* Start GIVEN RECORDS *

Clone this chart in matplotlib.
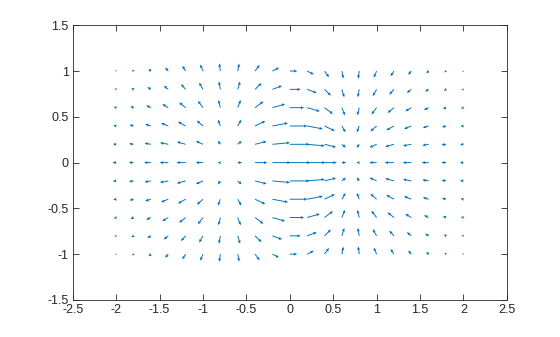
import matplotlib
matplotlib.use("Agg")
import matplotlib.pyplot as plt
from matplotlib.ticker import FuncFormatter
import numpy as np

plt.rcParams['font.family'] = ['Liberation Sans', 'DejaVu Sans']
plt.rcParams['axes.unicode_minus'] = False

x_vals = [-2.0, -1.8, -1.6, -1.4, -1.2, -1.0, -0.8, -0.6, -0.4, -0.2, 0.0,
          0.2, 0.4, 0.6, 0.8, 1.0, 1.2, 1.4, 1.6, 1.8, 2.0]
y_vals = [-1.0, -0.8, -0.6, -0.4, -0.2, 0.0, 0.2, 0.4, 0.6, 0.8, 1.0]

# horizontal components, one row per y value (bottom to top)
U = [
    [-0.06, -0.08, -0.12, -0.15, -0.16, -0.13, -0.05, 0.07, 0.21, 0.31, 0.35, 0.31, 0.21, 0.07, -0.05, -0.13, -0.16, -0.15, -0.12, -0.08, -0.06],
    [-0.09, -0.11, -0.17, -0.21, -0.22, -0.18, -0.07, 0.11, 0.30, 0.45, 0.51, 0.45, 0.30, 0.11, -0.07, -0.18, -0.22, -0.21, -0.17, -0.11, -0.09],
    [-0.12, -0.15, -0.22, -0.28, -0.30, -0.24, -0.09, 0.14, 0.39, 0.59, 0.67, 0.59, 0.39, 0.14, -0.09, -0.24, -0.30, -0.28, -0.22, -0.15, -0.12],
    [-0.14, -0.19, -0.27, -0.34, -0.36, -0.29, -0.11, 0.17, 0.48, 0.73, 0.82, 0.73, 0.48, 0.17, -0.11, -0.29, -0.36, -0.34, -0.27, -0.19, -0.14],
    [-0.16, -0.21, -0.30, -0.39, -0.41, -0.33, -0.12, 0.19, 0.54, 0.82, 0.92, 0.82, 0.54, 0.19, -0.12, -0.33, -0.41, -0.39, -0.30, -0.21, -0.16],
    [-0.17, -0.22, -0.32, -0.40, -0.43, -0.34, -0.13, 0.20, 0.57, 0.85, 0.96, 0.85, 0.57, 0.20, -0.13, -0.34, -0.43, -0.40, -0.32, -0.22, -0.17],
    [-0.16, -0.21, -0.30, -0.39, -0.41, -0.33, -0.12, 0.19, 0.54, 0.82, 0.92, 0.82, 0.54, 0.19, -0.12, -0.33, -0.41, -0.39, -0.30, -0.21, -0.16],
    [-0.14, -0.19, -0.27, -0.34, -0.36, -0.29, -0.11, 0.17, 0.48, 0.73, 0.82, 0.73, 0.48, 0.17, -0.11, -0.29, -0.36, -0.34, -0.27, -0.19, -0.14],
    [-0.12, -0.15, -0.22, -0.28, -0.30, -0.24, -0.09, 0.14, 0.39, 0.59, 0.67, 0.59, 0.39, 0.14, -0.09, -0.24, -0.30, -0.28, -0.22, -0.15, -0.12],
    [-0.09, -0.11, -0.17, -0.21, -0.22, -0.18, -0.07, 0.11, 0.30, 0.45, 0.51, 0.45, 0.30, 0.11, -0.07, -0.18, -0.22, -0.21, -0.17, -0.11, -0.09],
    [-0.06, -0.08, -0.12, -0.15, -0.16, -0.13, -0.05, 0.07, 0.21, 0.31, 0.35, 0.31, 0.21, 0.07, -0.05, -0.13, -0.16, -0.15, -0.12, -0.08, -0.06],
]

# vertical components, one row per y value (bottom to top)
V = [
    [-0.03, -0.06, -0.10, -0.16, -0.23, -0.29, -0.34, -0.33, -0.27, -0.15, 0.0, 0.15, 0.27, 0.33, 0.34, 0.29, 0.23, 0.16, 0.10, 0.06, 0.03],
    [-0.03, -0.06, -0.10, -0.16, -0.23, -0.30, -0.35, -0.35, -0.28, -0.16, 0.0, 0.16, 0.28, 0.35, 0.35, 0.30, 0.23, 0.16, 0.10, 0.06, 0.03],
    [-0.03, -0.06, -0.10, -0.16, -0.23, -0.30, -0.34, -0.34, -0.28, -0.16, 0.0, 0.16, 0.28, 0.34, 0.34, 0.30, 0.23, 0.16, 0.10, 0.06, 0.03],
    [-0.02, -0.05, -0.08, -0.13, -0.19, -0.24, -0.28, -0.28, -0.22, -0.13, 0.0, 0.13, 0.22, 0.28, 0.28, 0.24, 0.19, 0.13, 0.08, 0.05, 0.02],
    [-0.01, -0.03, -0.05, -0.07, -0.11, -0.14, -0.16, -0.15, -0.13, -0.07, 0.0, 0.07, 0.13, 0.15, 0.16, 0.14, 0.11, 0.07, 0.05, 0.03, 0.01],
    [0.0, 0.0, 0.0, 0.0, 0.0, 0.0, 0.0, 0.0, 0.0, 0.0, 0.0, 0.0, 0.0, 0.0, 0.0, 0.0, 0.0, 0.0, 0.0, 0.0, 0.0],
    [0.01, 0.03, 0.05, 0.07, 0.11, 0.14, 0.16, 0.15, 0.13, 0.07, 0.0, -0.07, -0.13, -0.15, -0.16, -0.14, -0.11, -0.07, -0.05, -0.03, -0.01],
    [0.02, 0.05, 0.08, 0.13, 0.19, 0.24, 0.28, 0.28, 0.22, 0.13, 0.0, -0.13, -0.22, -0.28, -0.28, -0.24, -0.19, -0.13, -0.08, -0.05, -0.02],
    [0.03, 0.06, 0.10, 0.16, 0.23, 0.30, 0.34, 0.34, 0.28, 0.16, 0.0, -0.16, -0.28, -0.34, -0.34, -0.30, -0.23, -0.16, -0.10, -0.06, -0.03],
    [0.03, 0.06, 0.10, 0.16, 0.23, 0.30, 0.35, 0.35, 0.28, 0.16, 0.0, -0.16, -0.28, -0.35, -0.35, -0.30, -0.23, -0.16, -0.10, -0.06, -0.03],
    [0.03, 0.06, 0.10, 0.16, 0.23, 0.29, 0.34, 0.33, 0.27, 0.15, 0.0, -0.15, -0.27, -0.33, -0.34, -0.29, -0.23, -0.16, -0.10, -0.06, -0.03],
]

x_ticks = [-2.5, -2, -1.5, -1, -0.5, 0, 0.5, 1, 1.5, 2, 2.5]
y_ticks = [-1.5, -1, -0.5, 0, 0.5, 1, 1.5]

fig = plt.figure(figsize=(5.6, 3.37), dpi=100)
ax = fig.add_axes([0.13, 0.11, 0.775, 0.815])

X, Y = np.meshgrid(x_vals, y_vals)
ax.quiver(X, Y, np.array(U), np.array(V), color=(0, 0.447, 0.741),
          angles='xy', scale_units='xy', scale=4.05,
          width=0.0022, headwidth=3.2, headlength=3.6, headaxislength=3.2,
          minlength=0.3, minshaft=0.8)

ax.set_xlim(-2.5, 2.5)
ax.set_ylim(-1.5, 1.5)
ax.set_xticks(x_ticks)
ax.set_yticks(y_ticks)
fmt = FuncFormatter(lambda v, p: '%g' % v)
ax.xaxis.set_major_formatter(fmt)
ax.yaxis.set_major_formatter(fmt)
ax.tick_params(direction='in', length=4, width=0.6, top=True, right=True,
               labelsize=9, colors='#262626', pad=3)
for s in ax.spines.values():
    s.set_linewidth(0.6)
    s.set_color('#262626')

fig.savefig('out.png', dpi=100)
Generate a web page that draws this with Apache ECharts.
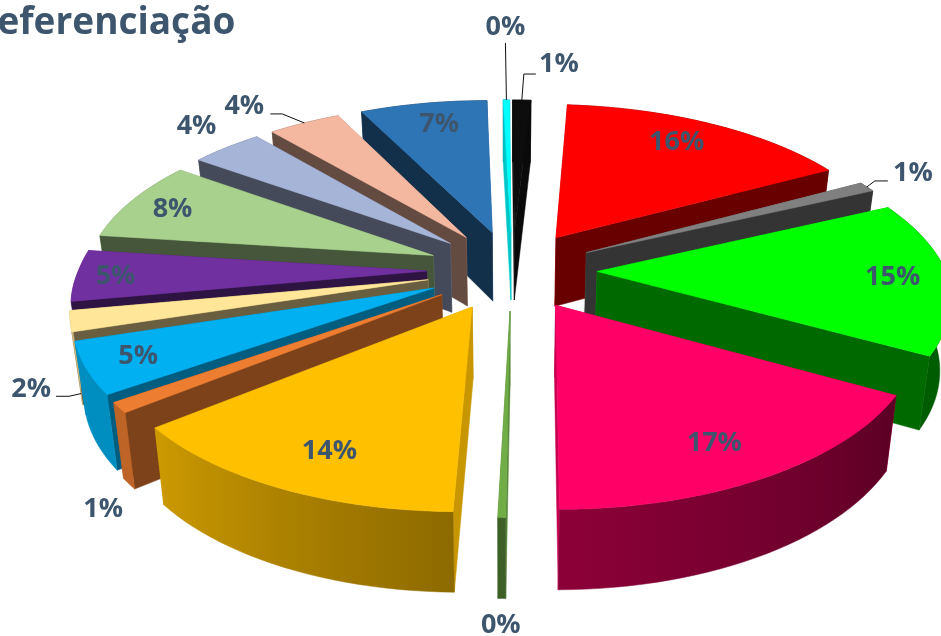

* End GIVEN RECORDS *

Copy every line that includes the string "this" from the material above.

REPLY TO THE TASK:
Clone this chart in matplotlib.
Generate a web page that draws this with Apache ECharts.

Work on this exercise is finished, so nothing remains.